6802.99.00 Other...Other stone.


Are the stone products classified under heading 6802, HTSUS, as marble or as serpentine?


Merchandise imported into the United States is classified pursuant to the HTSUS, not pursuant to the country of origin's classification for export purposes. Therefore, a export tariff classification based on the Taiwan Tariff Rate Schedule is irrelevant for determining the tariff classification and duty rate for merchandise imported into the United States.

Under the Tariff Schedule of the United States (TSUS) (the precursor tariff schedule to the HTSUS), stones were often classified by their trade names whether or not they met the geological definition of the stone. However, under the HTSUS, whose basic provisions are common to the tariffs of all the nations using the Harmonized Commodity Description and Coding System (HCDCS), it is imperative that the United States, whenever possible, define the various tariff terms in a manner consistent with all nations utilizing the HTSUS. It is for this reason that we have settled upon the commonly-accepted geological definition of various stones to determine the proper classification under the HTSUS.

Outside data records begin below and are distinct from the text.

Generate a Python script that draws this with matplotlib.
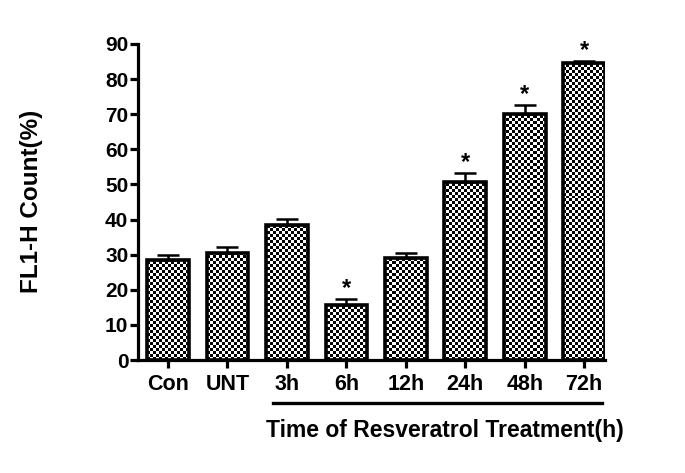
import matplotlib
matplotlib.use("Agg")
import matplotlib.pyplot as plt
import matplotlib.transforms as mtransforms
import numpy as np

plt.rcParams['font.family'] = ['Liberation Sans', 'DejaVu Sans']
plt.rcParams['font.weight'] = 'bold'

# données
groupes = ['Con', 'UNT', '3h', '6h', '12h', '24h', '48h', '72h']
valeurs = [28.6, 30.6, 38.5, 15.8, 29.0, 50.7, 70.1, 84.6]
erreurs = [1.4, 1.6, 1.7, 1.5, 1.5, 2.5, 2.5, 0.5]
signif = [False, False, False, True, False, True, True, True]

fig = plt.figure(figsize=(6.85, 4.73), dpi=100)
ax = fig.add_axes([0.2015, 0.2389, 0.6817, 0.6681])

x = np.arange(len(groupes))
barres = ax.bar(x, valeurs, width=0.7, facecolor='none', edgecolor='black',
                linewidth=2.6, zorder=3)

# motif en damier, découpé dans chaque barre
nx, ny = 156, 106
damier = (np.add.outer(np.arange(ny), np.arange(nx)) % 2).astype(float)
for b in barres:
    im = ax.imshow(damier, cmap='gray', vmin=0, vmax=1, interpolation='nearest',
                   extent=(-0.505, 7.35, 0, 90), aspect='auto', zorder=2)
    im.set_clip_path(b)

ax.errorbar(x, valeurs, yerr=[np.zeros(len(x)), erreurs], fmt='none',
            ecolor='black', elinewidth=1.8, capsize=8, capthick=1.8, zorder=4)

for xi, v, e, s in zip(x, valeurs, erreurs, signif):
    if s:
        ax.text(xi, v + e + 3.0, '*', ha='center', va='center', fontsize=17,
                fontweight='bold')

ax.set_xlim(-0.505, 7.35)
ax.set_ylim(0, 90)
ax.set_yticks(range(0, 91, 10))
ax.set_xticks(x)
ax.set_xticklabels(groupes, fontsize=15.5, fontweight='bold')
for lab in ax.get_yticklabels():
    lab.set_fontsize(15)
    lab.set_fontweight('bold')

for c in ['top', 'right']:
    ax.spines[c].set_visible(False)
for c in ['left', 'bottom']:
    ax.spines[c].set_linewidth(2.3)
ax.tick_params(axis='both', width=2.3, length=6, pad=1)
ax.tick_params(axis='x', pad=4)

ax.set_ylabel('FL1-H Count(%)', fontsize=17.5, fontweight='bold')
ax.yaxis.set_label_coords(-0.203, 0.503)

# trait sous les temps de traitement
trans = mtransforms.blended_transform_factory(ax.transData, ax.transAxes)
ax.plot([1.77, 7.30], [-0.136, -0.136], color='black', linewidth=2.4,
        transform=trans, clip_on=False)
ax.text(4.65, -0.222, 'Time of Resveratrol Treatment(h)', transform=trans,
        ha='center', va='center', fontsize=16.5, fontweight='bold')

fig.savefig('out.png', dpi=100)
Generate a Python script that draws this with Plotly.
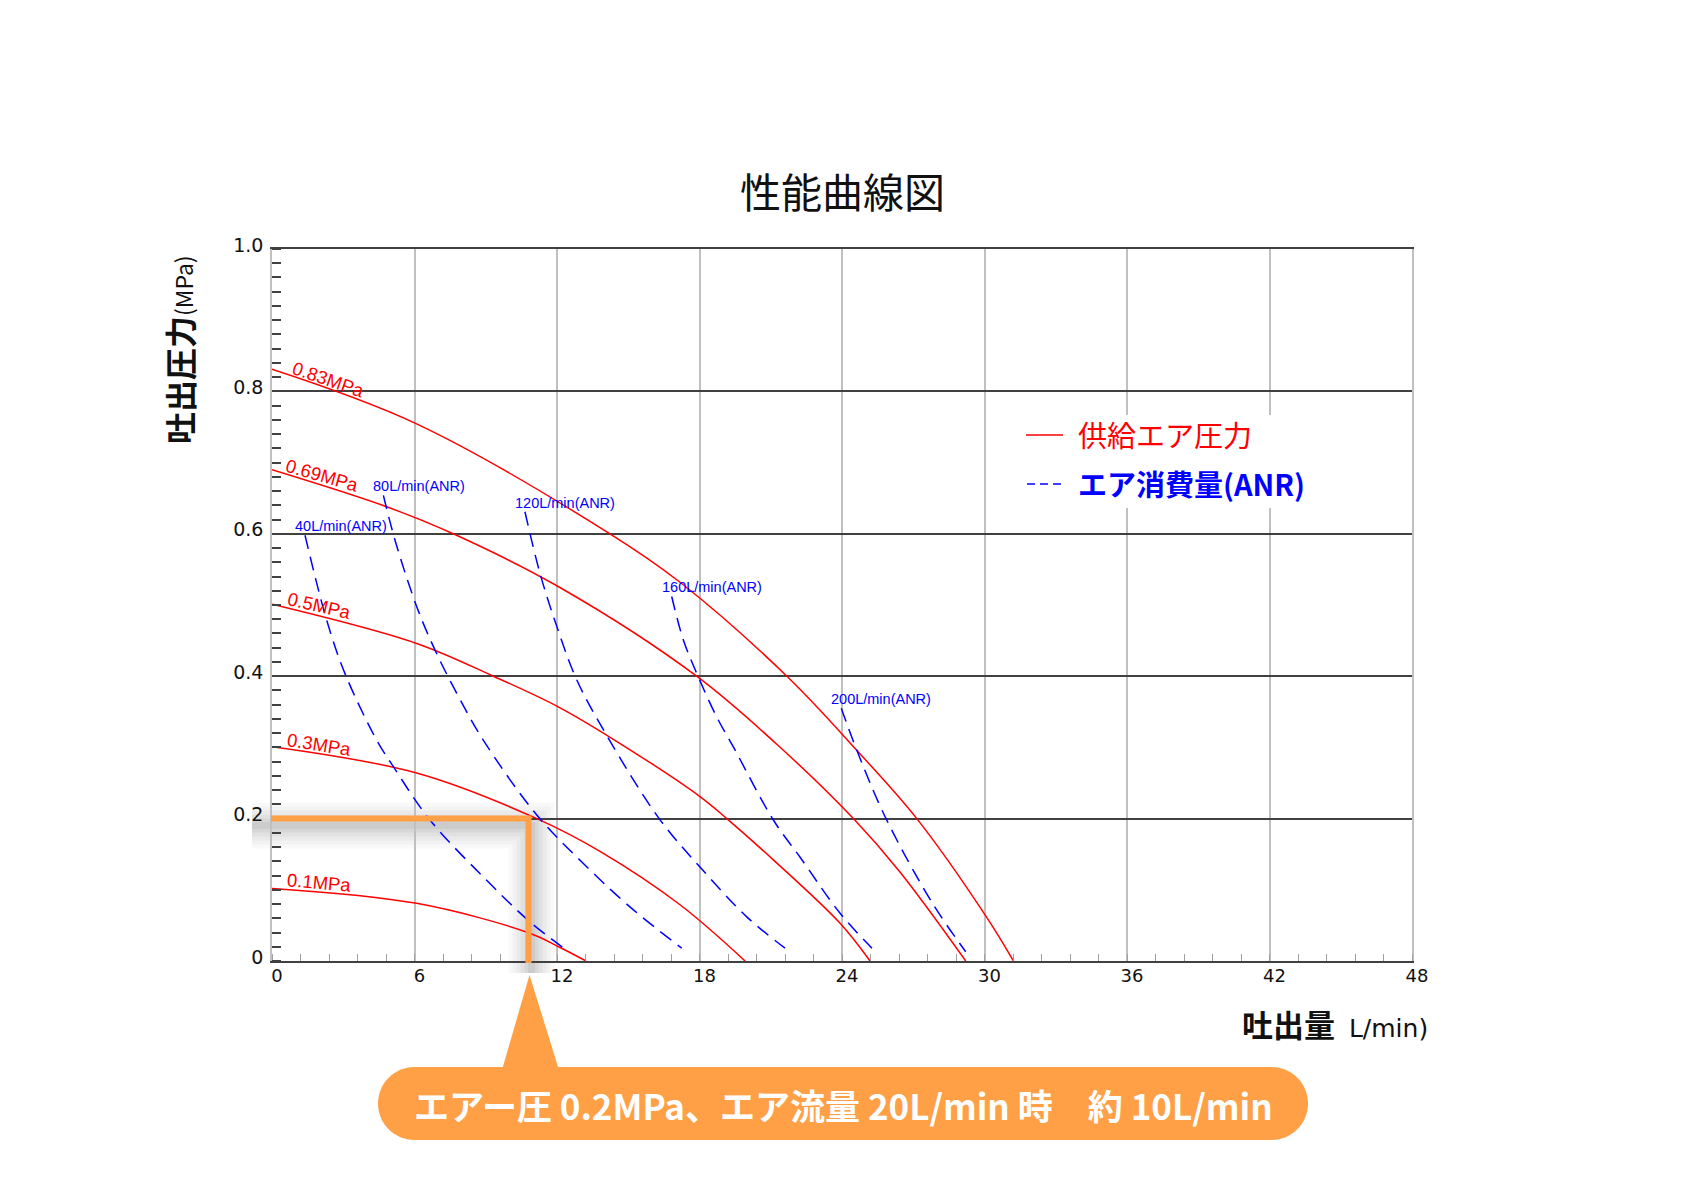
import plotly.graph_objects as go
import numpy as np

# ---------------- data ----------------
X_TICKS = [0, 6, 12, 18, 24, 30, 36, 42, 48]
X_TICK_TEXT = ["0", "6", "12", "18", "24", "30", "36", "42", "48"]
Y_TICKS = [0, 0.2, 0.4, 0.6, 0.8, 1.0]
Y_TICK_TEXT = ["0", "0.2", "0.4", "0.6", "0.8", "1.0"]

# supply air pressure curves (red)
P083_X = [0, 6.11, 14.23, 17.18, 21.68, 24.62, 27.15, 30.08, 31.22]
P083_Y = [0.831, 0.754, 0.6, 0.532, 0.4, 0.296, 0.2, 0.062, 0]
P069_X = [0, 4.83, 7.63, 12.05, 17.88, 21.53, 24.48, 26.44, 29.21]
P069_Y = [0.69, 0.638, 0.6, 0.526, 0.4, 0.296, 0.2, 0.125, 0]
P05_X = [0, 6.09, 9.32, 12.05, 14.44, 18.02, 19.15, 21.11, 23.92, 25.18]
P05_Y = [0.501, 0.446, 0.4, 0.357, 0.31, 0.231, 0.2, 0.142, 0.053, 0]
P03_X = [0, 6.09, 11.15, 13.81, 17.18, 19.92]
P03_Y = [0.301, 0.264, 0.2, 0.154, 0.079, 0]
P01_X = [0, 6.09, 10.86, 12.07, 13.22]
P01_Y = [0.102, 0.081, 0.039, 0.02, 0]
PRESSURE_LABELS = ["0.83MPa", "0.69MPa", "0.5MPa", "0.3MPa", "0.1MPa"]

# air consumption curves (blue dashed)
A40_X = [1.39, 2.3, 3.07, 4.41, 5.11, 6.65, 8.9, 10.86, 12.41]
A40_Y = [0.598, 0.479, 0.404, 0.31, 0.273, 0.198, 0.118, 0.055, 0.015]
A80_X = [4.69, 5.18, 6.09, 6.86, 7.78, 8.9, 11.15, 13.11, 15.07, 17.25]
A80_Y = [0.654, 0.591, 0.498, 0.437, 0.376, 0.31, 0.205, 0.137, 0.076, 0.018]
A120_X = [10.65, 11.28, 11.99, 12.83, 14.09, 16.3, 18.02, 19.99, 21.6]
A120_Y = [0.631, 0.545, 0.47, 0.395, 0.317, 0.2, 0.132, 0.062, 0.018]
A160_X = [16.83, 17.32, 17.95, 18.72, 19.42, 21.11, 22.23, 23.92, 25.26]
A160_Y = [0.512, 0.451, 0.399, 0.343, 0.301, 0.198, 0.146, 0.067, 0.018]
A200_X = [23.97, 24.59, 25.81, 27.81, 29.21]
A200_Y = [0.355, 0.299, 0.203, 0.081, 0.013]
CONSUMPTION_LABELS = ["40L/min(ANR)", "80L/min(ANR)", "120L/min(ANR)", "160L/min(ANR)", "200L/min(ANR)"]

# highlighted operating point
HL_PRESSURE = 0.2
HL_FLOW = 10.8

TITLE = "性能曲線図"
Y_TITLE = "吐出圧力"
Y_UNIT = "(MPa)"
X_TITLE = "吐出量"
X_UNIT = "L/min)"
LEGEND_RED = "供給エア圧力"
LEGEND_BLUE = "エア消費量(ANR)"
CALLOUT = "エアー圧 0.2MPa、エア流量 20L/min 時　約 10L/min"

# ---------------- layout geometry / styles ----------------
W, H = 1684, 1190
ML, MR, MT, MB = 272, 272, 249, 229
PW, PH = W - ML - MR, H - MT - MB
X_MAX, Y_MAX = 48, 1.0
RED = "#ff0000"
BLUE = "#0000ff"
ORANGE = "#ffa047"
CJK = "Noto Sans CJK JP"
LAT = "Liberation Sans, Arial, sans-serif"


def px(xp, yp):
    """page pixel -> paper coordinates"""
    return (xp - ML) / PW, (H - MB - yp) / PH


fig = go.Figure()

pressure_curves = [(P083_X, P083_Y), (P069_X, P069_Y), (P05_X, P05_Y), (P03_X, P03_Y), (P01_X, P01_Y)]
consumption_curves = [(A40_X, A40_Y), (A80_X, A80_Y), (A120_X, A120_Y), (A160_X, A160_Y), (A200_X, A200_Y)]

for (xs, ys), name in zip(pressure_curves, PRESSURE_LABELS):
    fig.add_trace(go.Scatter(x=xs, y=ys, mode="lines", name=name, showlegend=False,
                             line=dict(color=RED, width=1.5, shape="spline", smoothing=1.0),
                             hoverinfo="skip"))
for (xs, ys), name in zip(consumption_curves, CONSUMPTION_LABELS):
    fig.add_trace(go.Scatter(x=xs, y=ys, mode="lines", name=name, showlegend=False,
                             line=dict(color=BLUE, width=1.5, dash="14px,8px", shape="spline", smoothing=1.0),
                             hoverinfo="skip"))

annotations = []
# pressure labels (rotated along curves)
label_x = [2.385, 2.13, 1.97, 1.97, 1.97]
label_angle = [19, 16, 13, 9, 5]
for (xs, ys), name, lx, ang in zip(pressure_curves, PRESSURE_LABELS, label_x, label_angle):
    annotations.append(dict(x=lx, y=float(np.interp(lx, xs, ys)), xref="x", yref="y", text=name,
                            showarrow=False, textangle=ang, yshift=11,
                            font=dict(family=LAT, size=18.5, color=RED)))
# consumption labels at the top of each dashed curve
for (xs, ys), name in zip(consumption_curves, CONSUMPTION_LABELS):
    annotations.append(dict(x=xs[0], y=ys[0], xref="x", yref="y", text=name, showarrow=False,
                            xanchor="left", yanchor="middle", xshift=-12, yshift=9,
                            font=dict(family=LAT, size=14.5, color=BLUE)))

# title
tx, ty = px(845.5, 190)
annotations.append(dict(x=0.5, y=ty, xref="paper", yref="paper", text=TITLE, showarrow=False,
                        xanchor="center", yanchor="middle", font=dict(family=CJK, size=41, color="#111")))
# y title
yx, yy = px(179, 350)
annotations.append(dict(x=yx, y=yy, xref="paper", yref="paper", textangle=-90, showarrow=False,
                        xanchor="center", yanchor="middle",
                        text=f"<b>{Y_TITLE}</b><span style='font-size:23px'>{Y_UNIT}</span>",
                        font=dict(family=CJK, size=32, color="#111")))
# x title
xx, xy = px(1430, 1023)
annotations.append(dict(x=xx, y=xy, xref="paper", yref="paper", showarrow=False,
                        xanchor="right", yanchor="middle",
                        text=f"<b>{X_TITLE}</b>  <span style='font-family:DejaVu Sans;font-size:25px'>{X_UNIT}</span>",
                        font=dict(family=CJK, size=31, color="#111")))
# legend texts
lx1, ly1 = px(1076, 434)
annotations.append(dict(x=lx1, y=ly1, xref="paper", yref="paper", text=LEGEND_RED, showarrow=False,
                        xanchor="left", yanchor="middle", font=dict(family=CJK, size=29, color=RED)))
lx2, ly2 = px(1076, 483)
annotations.append(dict(x=lx2, y=ly2, xref="paper", yref="paper", text=f"<b>{LEGEND_BLUE}</b>", showarrow=False,
                        xanchor="left", yanchor="middle", font=dict(family=CJK, size=29, color=BLUE)))
# callout text
cx, cy = px(843.5, 1104)
annotations.append(dict(x=cx, y=cy, xref="paper", yref="paper", text=f"<b>{CALLOUT}</b>", showarrow=False,
                        xanchor="center", yanchor="middle", font=dict(family=CJK, size=35, color="white")))

shapes = []
# legend box + samples
bx0, by0 = px(995, 415)
bx1, by1 = px(1318, 508)
shapes.append(dict(type="rect", xref="paper", yref="paper", x0=bx0, y0=by0, x1=bx1, y1=by1,
                   fillcolor="white", line=dict(width=0), layer="above"))
a, b = px(1026, 435); c, d = px(1063, 435)
shapes.append(dict(type="line", xref="paper", yref="paper", x0=a, y0=b, x1=c, y1=d,
                   line=dict(color=RED, width=1.5), layer="above"))
a, b = px(1027, 484); c, d = px(1066, 484)
shapes.append(dict(type="line", xref="paper", yref="paper", x0=a, y0=b, x1=c, y1=d,
                   line=dict(color=BLUE, width=1.5, dash="8px,5px"), layer="above"))

# highlight L (operating point) with soft shadow
hx = HL_FLOW / X_MAX
hy = HL_PRESSURE / Y_MAX
def lpath(dx_px, dy_px, x_start_px, y_end_px):
    x0 = x_start_px / PW
    xc = hx + dx_px / PW
    yc = hy - dy_px / PH
    y1 = -y_end_px / PH
    return f"M {x0},{yc} L {xc},{yc} L {xc},{y1}"
for wdt, alpha in [(46, 0.022), (38, 0.027), (30, 0.032), (22, 0.037), (14, 0.042), (7, 0.05)]:
    shapes.append(dict(type="path", xref="paper", yref="paper", path=lpath(3, 7, -20, 12),
                       line=dict(color=f"rgba(0,0,0,{alpha})", width=wdt), layer="below"))
shapes.append(dict(type="path", xref="paper", yref="paper", path=lpath(0, 0, -1, 2),
                   line=dict(color=ORANGE, width=6), layer="above"))

# callout pill + pointer
x0p, x1p, topp, botp = 378, 1308, 1067, 1140
r = (botp - topp) / 2
k = 0.5523 * r
cyp = (topp + botp) / 2
pts = [
    ("M", [(x1p - r, topp)]),
    ("C", [(x1p - r + k, topp), (x1p, cyp - k), (x1p, cyp)]),
    ("C", [(x1p, cyp + k), (x1p - r + k, botp), (x1p - r, botp)]),
    ("L", [(x0p + r, botp)]),
    ("C", [(x0p + r - k, botp), (x0p, cyp + k), (x0p, cyp)]),
    ("C", [(x0p, cyp - k), (x0p + r - k, topp), (x0p + r, topp)]),
]
path = ""
for cmd, plist in pts:
    path += cmd + " " + " ".join(f"{px(p[0], p[1])[0]:.5f},{px(p[0], p[1])[1]:.5f}" for p in plist) + " "
path += "Z"
shapes.append(dict(type="path", xref="paper", yref="paper", path=path, fillcolor=ORANGE,
                   line=dict(width=0), layer="above"))
apex_x = ML + hx * PW + 1
tri = [(502, 1070), (apex_x, 975), (559, 1070)]
tpath = "M " + " L ".join(f"{px(p[0], p[1])[0]:.5f},{px(p[0], p[1])[1]:.5f}" for p in tri) + " Z"
shapes.append(dict(type="path", xref="paper", yref="paper", path=tpath, fillcolor=ORANGE,
                   line=dict(width=0), layer="above"))

fig.update_layout(
    width=W, height=H,
    margin=dict(l=ML, r=MR, t=MT, b=MB, pad=0),
    paper_bgcolor="white", plot_bgcolor="rgba(0,0,0,0)",
    showlegend=False,
    annotations=annotations, shapes=shapes,
    xaxis=dict(range=[0, X_MAX], tickmode="array", tickvals=X_TICKS, ticktext=X_TICK_TEXT,
               showgrid=True, gridcolor="#c0c0c0", gridwidth=1.5, zeroline=False,
               showline=True, linecolor="#404040", linewidth=2, mirror=True, ticks="",
               ticklabelstandoff=-3, ticklabelshift=5,
               tickfont=dict(family="DejaVu Sans", size=18, color="#111"),
               minor=dict(ticks="inside", tickmode="linear", tick0=0, dtick=1.2, ticklen=7,
                          tickwidth=1, tickcolor="#a0a0a0", showgrid=False)),
    yaxis=dict(range=[0, Y_MAX], tickmode="array", tickvals=Y_TICKS, ticktext=Y_TICK_TEXT,
               showgrid=True, gridcolor="#404040", gridwidth=2, zeroline=False,
               showline=True, linecolor="#c0c0c0", linewidth=1.5, mirror=True, ticks="",
               ticklabelstandoff=3, ticklabelshift=-4,
               tickfont=dict(family="DejaVu Sans", size=19, color="#111"),
               minor=dict(ticks="inside", tickmode="linear", tick0=0, dtick=0.02, ticklen=9,
                          tickwidth=2, tickcolor="#404040", showgrid=False)),
)

fig.write_html("out.html", config={"displayModeBar": False},
               post_script="document.body.style.margin='0';document.body.style.overflow='hidden';")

Headquarters Ruling Letter (HRL) 085266, dated September 9, 1989, dealt with the classification of tiles that were invoiced as marble. A laboratory analysis determined that the tiles were geological limestone, not geological marble. Since limestone and marble are distinct stones with different geological properties, HRL 085266 held that polished limestone was not classifiable as marble in subheading 6802.91, HTSUS. Rather, it was classifiable in subheading 6802.92, HTSUS, which provides for "Worked monumental or building stone (except slate) and articles thereof...Other...Other calcareous stone." Therefore, despite the fact that polished limestone is often referred to as "marble" in the trade, it was the geological definition that was used in determining the tariff classification of the tiles under the HTSUS.

There are other stones that are classified under the HTSUS by their geological definition rather than the trade definition. Ecaussine is considered to be granite in the trade; however, it is not classified as granite under the HTSUS. The Harmonized Commodity Description and Coding System Explanatory Notes ((ENs) of the HCDCS) constitute the official interpretation of the tariff at the international level. EN 25.15 (pg. 191), states that heading 2525, HTSUS, provides for marble, travertine, ecaussine and other calcareous monumental or building stone. EN 25.15 provides that "on fracture ecaussine shows a granular surface similar to granite and is therefore sometimes known as 'Belgian granite', 'flanders granite' or 'petit granite'." However, granite is provided for under heading 2516, HTSUS, which provides for inter alia, granite.

In the instant case, the Customs laboratory report has revealed that the stone products are geological serpentine. According to HRL 085266 and the ENs, stones are classified based on their geological makeup. Since geological serpentine is a different stone than geological marble, the stone cannot be classified as entered by the protestant. The stone products are properly classified under subheading 6802.99.00, HTSUS, as other stones."


The geological definition is used in determining the proper tariff classification of stones under the HTSUS. Therefore, the stone products are classified under subheading 6802.99.00, HTSUS, as other stones."

The protest should be DENIED. In accordance with Section 3A(11)(b) of Customs Directive 099 3550-065, dated August 4, 1993, Subject: Revised Protest Directive, this decision should be mailed, with the Customs Form 19, by your office to the protestant no later than 60 days from the date of this letter. Any reliquidation of the entry in accordance with the decision must be accomplished prior to mailing of the decision. Sixty days from the date of the decision the Office of Regulations and Rulings will take steps to make the decision available to Customs personnel via the Customs Rulings Module in ACS and the public via the Diskette Subscription Service, Lexis, Freedom of Information Act, and other public access channels.